Crunch Brexit Vote Could Be Delayed Until January 21, Theresa May Suggests

Prime Minister Theresa May has pulled a vote on her Brexit deal, throwing the UK’s plan to leave the European Union into chaos after she admitted she did not have the votes to get it through parliament. 

MPs could now have to wait until as late as January 21, 2019 to vote on the government’s beleaguered deal, May announced in the House of Commons on Monday afternoon.

“If we went ahead and held the vote tomorrow the deal would be rejected by a significant margin,” May told parliament, adding that she was confident it was still the right deal for the UK. 

“We will therefore defer the vote scheduled for tomorrow and not proceed to divide the House at this time,” she said, adding that the government would step up planning for a no-deal Brexit. 
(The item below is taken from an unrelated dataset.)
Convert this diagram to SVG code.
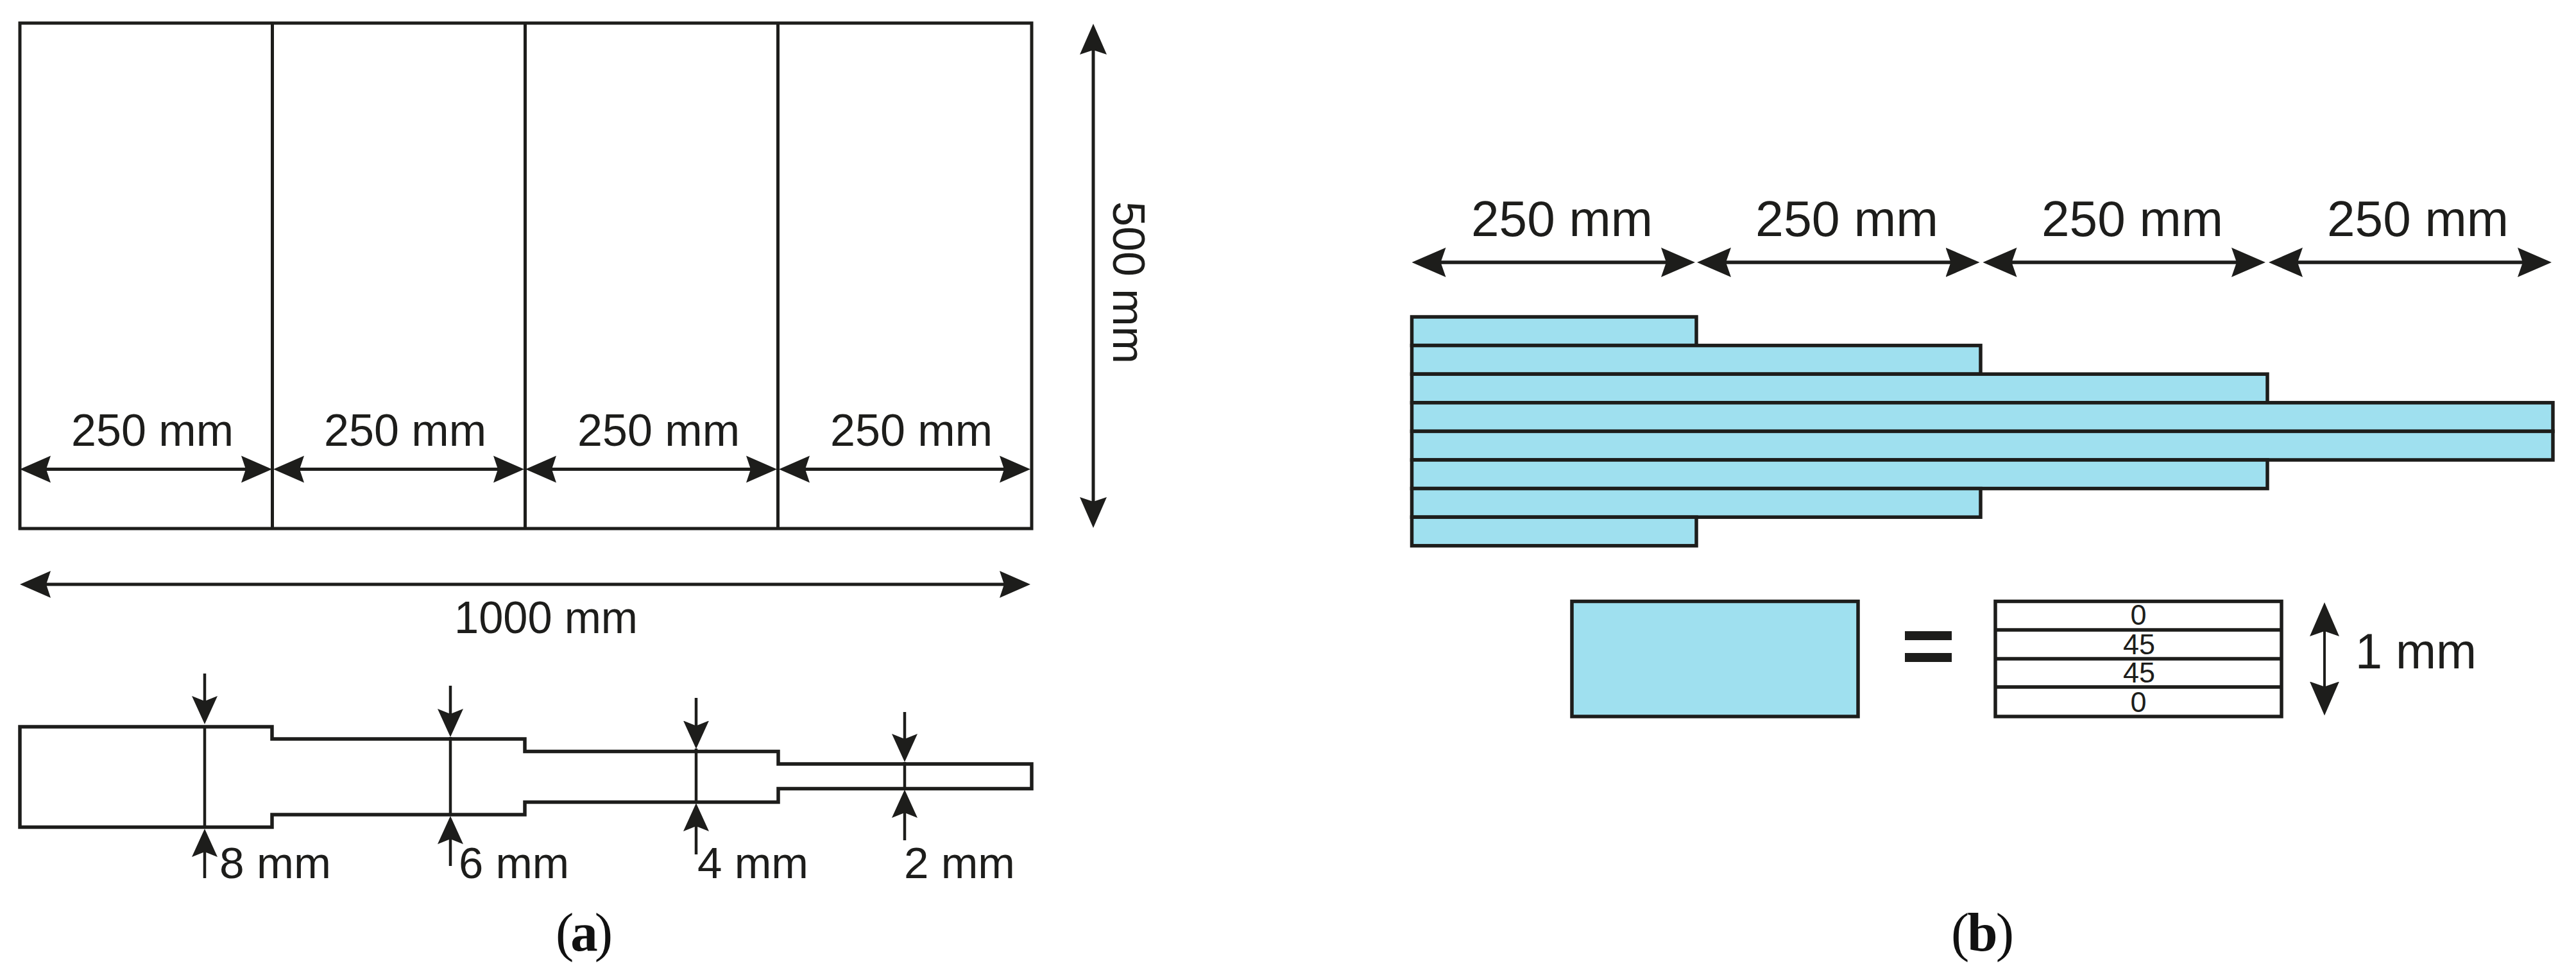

The prime minister also announced plans to meet European leaders, as well as the leaders of the European Council and Commission ahead of Thursday’s summit in Brussels.

As May made her statement, the British pound dropped to its weakest level since June 2017, falling to $1.2622.

May accepted there was intense concern among MPs about the Northern Irish “backstop”, a policy aimed at avoiding a return to border checks between the British province and Ireland. 

Her critics, both supporters of Brexit and its opponents, have rejected the open-ended backstop, which could require Britain to accept European Union rules indefinitely, long after it gives up any say in drafting them. The prime minister said she would seek changes to the proposal to win over unhappy Conservative MPs.

The dramatic canning of the vote comes after Downing Street and Cabinet ministers had insisted as recently as Monday morning that tomorrow’s vote was going ahead.

May was all but certain to lose the vote given it is opposed by at least 100 MPs from her own Conservative Party as well as Jeremy Corbyn’s Labour Party.

The prime minister was greeted with laughter from opposition MPs when she told them: “I have listened very carefully to what has been said in this chamber and out of it by Members from all sides.

“From listening to those views it is clear that while there is broad support for key aspects of the deal, on one issue, the Northern Ireland backstop, there remains widespread and deep concern.

“As a result, if we went ahead tomorrow it would be rejected by a significant margin.”

Pressed on when the vote would be held, May simply said under existing legislation it had to be held by January 21, 2019.

The UK is on course to leave the EU on March 29, 2019 – with or without a deal.

Responding to May, Corbyn said the country was now in “an extremely serious and unprecedented situation”.

“The government has lost control of events and is in complete disarray,” he said.

Adding to the confusion, parliamentary authorities later said in practise the latest possible date a vote could be held was 28 March.

Shouts of “resign” were heard from the Labour benches as May concluded her statement.

Later in the day, the hard Brexit Tory faction, the European Research Group (ERG), met inside a committee room in Westminster.

Chairman Jacob Rees Mogg, who has already submitted a letter of no-confidence in the prime minister, told reporters: “It has been a damaging day for the Conservative Party and it has been a humiliating day for the country.”

He added: “The PM is pulling the vote because the vote has been lost.” Rees Mogg went on to say that he believed the whips had calculated that the government was set to lose by more than 100 votes.

“The prime minister is the one who led us to this humiliating defeat and she must take responsibility for it,” he said.

“It is the feeling of drift and inability to find a direction or to command parliament that makes us feel that the whole approach is not working. This is a rotten day for the government and it is a humiliating day.” 

Rees-Mogg said the chances of the UK leaving the EU without a deal had increased as he repeated his call for May to remove the backstop from the Withdrawal Agreement. 

He said “no-one would trust” that it would end in 2025, but signalled that Brexiteers also wanted concessions on the £39bn divorce bill. 

“We need a managed no-deal but we need a new prime minister to do that,” he said.